Un autre facteur ayant sans doute joué un rôle: l'amour des Suisses (surtout des cantons primitifs) pour la fameuse «liberté». Le président du Centre Gerhard Pfister, originaire du canton de Zoug, l'avoue sans peine: «Certaines personnes en Suisse centrale ont des réflexes anti-centralistes, libéraux, anti-autorité, quelque part. Et je le dis sans jugement, puisque j'en partage largement les principes.»

Le Conseil fédéral pas toujours soutenu

Mais ce constat n'est pas forcément une vérité absolue, relève le «Tages Anzeiger». Dans les colonnes du média alémanique, l'historien zougois Jo Lang — lui-même ancien conseiller national —, rappelle que la Suisse centrale a été très longtemps rattachée au clergé et que ce sont trois cantons «primitifs» qui voulaient laisser les pleins pouvoirs au Conseil fédéral en 1949 à la suite de la guerre.
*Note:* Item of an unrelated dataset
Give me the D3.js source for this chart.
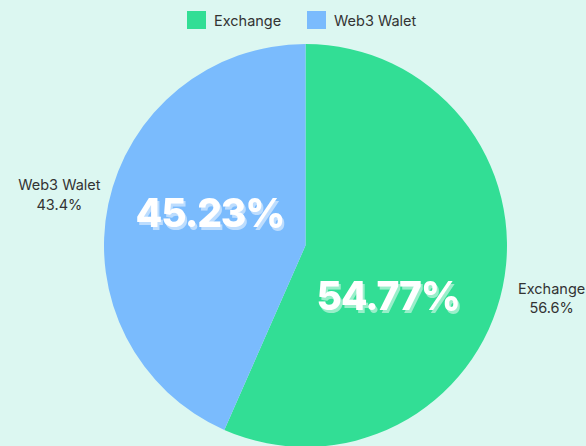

Pour Flurin Condrau, c'est plutôt le fédéralisme qui explique la résistance. Le fait que les injonctions viennent du Conseil fédéral est plutôt mal vu. «Il y a d'autres exemples historiques. En 1882 par exemple, lorsque les lois cantonales en matière d'épidémie ont été appelées à être remplacées par un texte national, le peuple a dit non», rappelle l'historien.
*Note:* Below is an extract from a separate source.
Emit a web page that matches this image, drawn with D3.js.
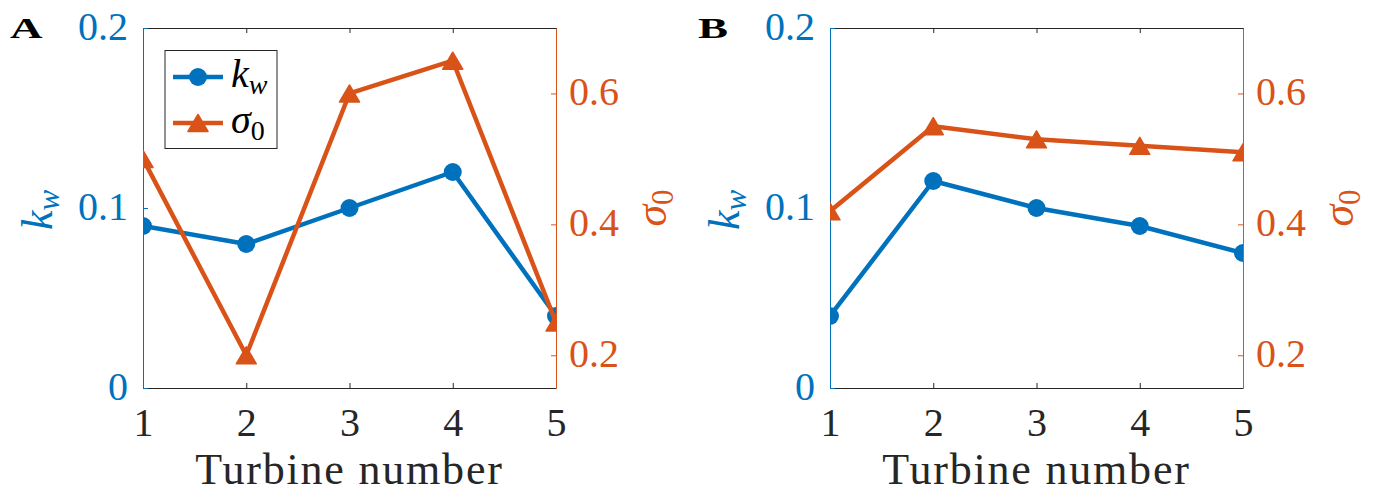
<!DOCTYPE html>
<html>
<head>
<meta charset="utf-8">
<script src="https://cdn.jsdelivr.net/npm/d3@7"></script>
<style>
  html, body { margin: 0; padding: 0; background: #fff; }
  svg { display: block; }
  text { font-family: "Liberation Serif", "Times New Roman", serif; }
</style>
</head>
<body>
<svg id="chart" width="1377" height="501"></svg>
<script>
// ---- data ----
const turbines = [1, 2, 3, 4, 5];
const kwA = [0.09, 0.08, 0.10, 0.12, 0.04];
const sigmaA = [0.50, 0.20, 0.60, 0.65, 0.25];
const kwB = [0.04, 0.115, 0.10, 0.09, 0.075];
const sigmaB = [0.42, 0.55, 0.53, 0.52, 0.51];
const panelLetters = ["A", "B"];
const kwTicks = [0, 0.1, 0.2];
const sigmaTicks = [0.2, 0.4, 0.6];
const kwDomain = [0, 0.2];
const sigmaDomain = [0.15, 0.7];
const xLabel = "Turbine number";

// ---- style ----
const BLUE = "#0072BD", ORANGE = "#D95319", DARK = "#262626";
const svg = d3.select("#chart");
const plotTop = 28, plotBottom = 388;
const panels = [
  { left: 143, right: 556, kw: kwA, sigma: sigmaA, letter: panelLetters[0], letterX: 10, legend: true },
  { left: 830, right: 1243, kw: kwB, sigma: sigmaB, letter: panelLetters[1], letterX: 698, legend: false }
];

function trianglePath(w, h) {
  return `M0,${-h/2}L${w/2},${h/2}L${-w/2},${h/2}Z`;
}
const TRI = trianglePath(20, 17);
const R = 9;
const LW = 4.5;

panels.forEach((p, i) => {
  const x = d3.scaleLinear().domain([1, 5]).range([p.left, p.right]);
  const yL = d3.scaleLinear().domain(kwDomain).range([plotBottom, plotTop]);
  const yR = d3.scaleLinear().domain(sigmaDomain).range([plotBottom, plotTop]);
  const g = svg.append("g");

  const clipId = "clip" + i;
  svg.append("clipPath").attr("id", clipId).append("rect")
    .attr("x", p.left).attr("y", plotTop).attr("width", p.right - p.left).attr("height", plotBottom - plotTop);

  // axes
  const xb = g.append("g").attr("transform", `translate(0,${plotBottom})`)
    .call(d3.axisBottom(x).tickValues(turbines).tickFormat(d3.format("d")).tickSizeInner(-5).tickSizeOuter(0));
  xb.select(".domain").attr("stroke", DARK);
  xb.selectAll(".tick line").attr("stroke", DARK);
  xb.selectAll(".tick text").attr("y", 48).attr("dy", 0).attr("fill", DARK)
    .style("font-size", "40px").style("font-family", "Liberation Serif");

  const xt = g.append("g").attr("transform", `translate(0,${plotTop})`)
    .call(d3.axisTop(x).tickValues(turbines).tickFormat("").tickSizeInner(-5).tickSizeOuter(0));
  xt.select(".domain").attr("stroke", DARK);
  xt.selectAll(".tick line").attr("stroke", DARK);

  const yl = g.append("g").attr("transform", `translate(${p.left},0)`)
    .call(d3.axisLeft(yL).tickValues(kwTicks).tickFormat(d => d === 0 ? "0" : d3.format(".1f")(d)).tickSizeInner(-5).tickSizeOuter(0));
  yl.select(".domain").attr("stroke", BLUE);
  yl.selectAll(".tick line").attr("stroke", BLUE);
  yl.selectAll(".tick text").attr("x", -15).attr("dy", 11).attr("fill", BLUE)
    .style("font-size", "40px").style("font-family", "Liberation Serif");

  const yr = g.append("g").attr("transform", `translate(${p.right},0)`)
    .call(d3.axisRight(yR).tickValues(sigmaTicks).tickFormat(d3.format(".1f")).tickSizeInner(-5).tickSizeOuter(0));
  yr.select(".domain").attr("stroke", ORANGE);
  yr.selectAll(".tick line").attr("stroke", ORANGE);
  yr.selectAll(".tick text").attr("x", 13).attr("dy", 11).attr("fill", ORANGE)
    .style("font-size", "40px").style("font-family", "Liberation Serif");

  // data
  const plot = g.append("g").attr("clip-path", `url(#${clipId})`);
  const lineL = d3.line().x((d, j) => x(turbines[j])).y(d => yL(d));
  const lineR = d3.line().x((d, j) => x(turbines[j])).y(d => yR(d));
  plot.append("path").datum(p.kw).attr("d", lineL).attr("fill", "none")
    .attr("stroke", BLUE).attr("stroke-width", LW).attr("stroke-linejoin", "round");
  plot.selectAll("circle.kw").data(p.kw).join("circle").attr("class", "kw")
    .attr("cx", (d, j) => x(turbines[j])).attr("cy", d => yL(d)).attr("r", R).attr("fill", BLUE);
  plot.append("path").datum(p.sigma).attr("d", lineR).attr("fill", "none")
    .attr("stroke", ORANGE).attr("stroke-width", LW).attr("stroke-linejoin", "round");
  plot.selectAll("path.sig").data(p.sigma).join("path").attr("class", "sig")
    .attr("d", TRI).attr("transform", (d, j) => `translate(${x(turbines[j])},${yR(d)})`)
    .attr("fill", ORANGE).attr("stroke", ORANGE).attr("stroke-width", 1.5).attr("stroke-linejoin", "round");

  // axis labels
  g.append("text").attr("x", (p.left + p.right) / 2).attr("y", 484)
    .attr("text-anchor", "middle").attr("fill", DARK)
    .style("font-size", "44px").style("letter-spacing", "1.8px").text(xLabel);

  const kl = g.append("text").attr("transform", `translate(${p.left - 91},210) rotate(-90)`)
    .attr("text-anchor", "middle").attr("fill", BLUE).style("font-size", "44px");
  kl.append("tspan").style("font-style", "italic").text("k");
  kl.append("tspan").style("font-style", "italic").style("font-size", "31px").attr("dy", 7).text("w");

  const sl = g.append("text").attr("transform", `translate(${p.right + 110},208) rotate(-90)`)
    .attr("text-anchor", "middle").attr("fill", ORANGE).style("font-size", "44px");
  sl.append("tspan").style("font-style", "italic").text("σ");
  sl.append("tspan").style("font-size", "31px").attr("dy", 7).text("0");

  // panel letter
  g.append("text").attr("transform", `translate(${p.letterX},38) scale(1.5,1)`)
    .attr("fill", "#000").style("font-size", "30px").style("font-weight", "bold").text(p.letter);

  // legend
  if (p.legend) {
    const lg = g.append("g");
    lg.append("rect").attr("x", 165).attr("y", 50.5).attr("width", 112).attr("height", 98)
      .attr("fill", "#fff").attr("stroke", DARK).attr("stroke-width", 1);
    const rows = [
      { y: 77, color: BLUE, main: "k", sub: "w", subItalic: true, marker: "circle" },
      { y: 123, color: ORANGE, main: "σ", sub: "0", subItalic: false, marker: "tri" }
    ];
    rows.forEach(r => {
      lg.append("line").attr("x1", 173).attr("x2", 223).attr("y1", r.y).attr("y2", r.y)
        .attr("stroke", r.color).attr("stroke-width", LW);
      if (r.marker === "circle") {
        lg.append("circle").attr("cx", 198).attr("cy", r.y).attr("r", R).attr("fill", r.color);
      } else {
        lg.append("path").attr("d", TRI).attr("transform", `translate(198,${r.y})`)
          .attr("fill", r.color).attr("stroke", r.color).attr("stroke-width", 1.5).attr("stroke-linejoin", "round");
      }
      const t = lg.append("text").attr("x", 231).attr("y", r.y + 10).attr("fill", "#000").style("font-size", "40px");
      t.append("tspan").style("font-style", "italic").text(r.main);
      t.append("tspan").style("font-style", r.subItalic ? "italic" : "normal").style("font-size", "28px").attr("dy", 7).text(r.sub);
    });
  }
});
</script>
</body>
</html>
Enfin, il y a le «facteur UDC», comme le nomment les journaux de Tamedia. Le fait que la Suisse soit le seul pays où un parti gouvernemental a appelé à rejeter les mesures de lutte contre la pandémie n'est pas du tout anodin. La presse internationale s'en est d'ailleurs fait écho.

L'UDC a saisi l'opportunité

Le scepticisme au sein de la population a été alimenté par les positions du parti. Et ce alors que les mesures sont plutôt modérées en comparaison international. La «Frankfurte Allgemeine Zeitung» note que même si les résistances contre le vaccin vont bien au-delà de l'électorat UDC, «le premier parti de Suisse a compris qu'il pouvait gagner de nombreux nouveaux partisans dans ce contexte contestataire».

Et un conseiller fédéral a même franchi la barrière, ou presque, en la personne d'Ueli Maurer, rappelle la «FAZ». Même le président du parti Marco Chiesa estime que la loi discrimine de larges couches de la population et divise la société. Des slogans qui se retrouvent sur les affiches des opposants à la loi Covid.